0

问题: 我需要使用 HtmlAgilityPack 检查一些 HTML 元素并组合标签名称。是否可以提取从父级到子级的每个标签,并将其替换为具有名称为“strikeUEmStrong”的类的跨度。此外,名称会根据 HTML 元素而变化。

类名的顺序确实很重要,我通过反复试验意识到了这一点。只要它能够获取所有元素并将它们组合在一起。它很可能会有多个具有不同格式级别的文本节点。

这将影响多个段落。

例如,如果我有这个 html 代码:

<p>
<strike><u><em><strong>four styles</strong></em></u></strike></p>

如何将其转换为:

<p>
<span class="strikeUEmStrong">four styles</span></p>

也可能有这种类型的代码:

<p>
    <strike><u><em><strong>four styles</strong></em></u></strike>&nbsp; <strike><u><em>three styles</em></u></strike></p>
<p>
    <em><strong>two styles</strong></em></p>

输出应如下所示:

<p>
<span class="strikeUEmStrong">four styles</span>&nbsp; <span class="strikeUEm">three styles<span></p><p><span class="emStrong">two styles<span></p>

原型:

'Retrive the class name of each format node
Function GetClassName(ByVal n As HtmlNode) As String
    Dim ret As String = String.Empty

    If (n.Name <> "#text") And (n.Name <> "p") Then
        ret = n.Name + " "
    End If

    'Get the next node
    For Each child As HtmlNode In n.ChildNodes
        ret &= GetClassName(child)
    Next

    Return ret
End Function

'Create a list of class names
Function GetClassNameList(ByVal classNameList As String) As List(Of String)
    Dim ret As New List(Of String)
    Dim classArr() As String = classNameList.Split(" ")

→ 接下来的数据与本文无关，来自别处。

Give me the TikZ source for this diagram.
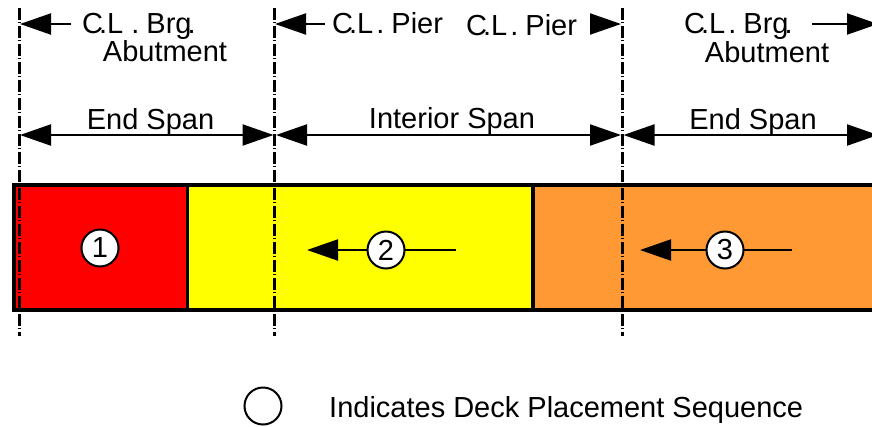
\documentclass[tikz,border=0pt]{standalone}
\usepackage{fontspec}
\setmainfont{Liberation Sans}
\usetikzlibrary{arrows.meta}
\definecolor{deckyellow}{RGB}{255,255,0}
\definecolor{deckred}{RGB}{255,0,0}
\definecolor{deckorange}{RGB}{255,153,51}
\tikzset{
 lbl/.style={inner sep=0pt,font=\fontsize{29}{32}\selectfont,anchor=base},
 lblw/.style={lbl,anchor=base west},
 dim/.style={line width=2.2pt,{Triangle[length=31pt,width=21pt]}-{Triangle[length=31pt,width=21pt]}},
 lead/.style={line width=2pt,-{Triangle[length=31pt,width=21pt]}},
 cline/.style={line width=3pt,dash pattern=on 11.5pt off 2.6pt on 1.3pt off 2.6pt,black},
 seg/.style={draw=black,line width=3.4pt,line join=miter},
 num/.style={circle,draw=black,fill=white,line width=2pt,minimum size=37pt,inner sep=0pt,font=\fontsize{29}{32}\selectfont},
}
\begin{document}
\begin{tikzpicture}[x=1pt,y=-1pt]
\useasboundingbox (0,0) rectangle (872,426);
\begin{scope}
\clip (0,0) rectangle (872,426);
% deck
\path[fill=deckred] (14,185) rectangle (187.5,310);
\path[fill=deckyellow] (187.5,185) rectangle (533,310);
\path[fill=deckorange] (533,185) rectangle (880,310);
\draw[seg] (880,185) -- (14,185) -- (14,310) -- (880,310);
\draw[seg] (187.5,185) -- (187.5,310);
\draw[seg] (533,185) -- (533,310);
% coordinates
\coordinate (la) at (19,8); \coordinate (lb) at (19,336);
\coordinate (ma) at (274.5,8); \coordinate (mb) at (274.5,336);
\coordinate (ra) at (622,8); \coordinate (rb) at (622,336);
\draw[cline] (la) -- (lb);
\draw[cline] (ma) -- (mb);
\draw[cline] (ra) -- (rb);
% dimensions
\coordinate (d1) at (20,135); \coordinate (d2) at (273.5,135);
\coordinate (d3) at (276,135); \coordinate (d4) at (621,135);
\coordinate (d5) at (623.5,135); \coordinate (d6) at (878,135);
\draw[dim] (d1) -- (d2);
\draw[dim] (d3) -- (d4);
\draw[dim] (d5) -- (d6);
\node[lbl] (t1) at (150.5,129) {End Span};
\node[lbl] (t2) at (452,128) {Interior Span};
\node[lbl] (t3) at (753,129) {End Span};
% leaders
\coordinate (a1s) at (71,24); \coordinate (a1e) at (20,24);
\coordinate (a2s) at (325,24); \coordinate (a2e) at (275,24);
\coordinate (a3s) at (590,24); \coordinate (a3e) at (621,24);
\coordinate (a4s) at (812,24); \coordinate (a4e) at (878,24);
\draw[lead] (a1s) -- (a1e);
\draw[lead] (a2s) -- (a2e);
\draw[lead] (a3s) -- (a3e);
\draw[lead] (a4s) -- (a4e);
\node[lblw] (c1) at (82,33) {C\kern-4pt.L\kern8pt.\kern-1pt\ Brg\kern-4pt.};
\node[lbl] (b1) at (165,61) {Abutment};
\node[lblw] (c2) at (332,33) {C\kern-4pt.L\kern3pt.\kern-1pt\ Pier};
\node[lblw] (c3) at (466,35) {C\kern-4pt.L\kern3pt.\kern-1pt\ Pier};
\node[lblw] (c4) at (684,33) {C\kern-4pt.L\kern3pt.\kern-1pt\ Brg\kern-4pt.};
\node[lbl] (b2) at (767,62) {Abutment};
% sequence
\node[num] (n1) at (100,248) {1};
\coordinate (s2) at (456,250); \coordinate (e2) at (307,250);
\draw[lead] (s2) -- (e2);
\node[num] (n2) at (386,250) {2};
\coordinate (s3) at (792,250); \coordinate (e3) at (640,250);
\draw[lead] (s3) -- (e3);
\node[num] (n3) at (725,250) {3};
\node[num] (leg) at (263,406) {};
\node[lblw] (legt) at (329,417) {Indicates Deck Placement Sequence};
\end{scope}
\end{tikzpicture}
\end{document}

    For Each className As String In classArr
        ret.Add(className)
    Next

    Return ret
End Function

'Sort a list of class names and return a merged class string
Function GetSortedClassNameString(ByVal classList As List(Of String)) As String

    Dim sortedMergedClass As String = String.Empty

    classList.Sort()

    For Each className As String In classList
        sortedMergedClass &= className
    Next

    Return sortedMergedClass
End Function

'Lets point to the body node
Dim bodyNode As HtmlNode = htmlDoc.DocumentNode.SelectSingleNode("//body")

'Lets create some generic nodes
Dim currPNode As HtmlNode

Dim formatNodes As HtmlNodeCollection

Dim text As String = String.Empty
Dim textSize As Integer = 0

'Make sure the editor has something in it
If editorText <> "" Then

   'Send the text from the editor to the body node
    If bodyNode IsNot Nothing Then
       bodyNode.InnerHtml = editorText
    End If

    Dim pNode = bodyNode.SelectNodes("//p")

    Dim span As HtmlNode = htmlDoc.CreateElement("span")
    Dim tmpBody As HtmlNode = htmlDoc.CreateElement("body")
    Dim textNode As HtmlNode = htmlDoc.CreateTextNode

    Dim pCount As Integer = bodyNode.SelectNodes("//body/p").Count - 1

    For childCountP As Integer = 0 To pCount

        Dim paragraph = HtmlNode.CreateNode(htmlDoc.CreateElement("p").WriteTo)

        'Which paragraph I am at.
        currPNode = pNode.Item(childCountP)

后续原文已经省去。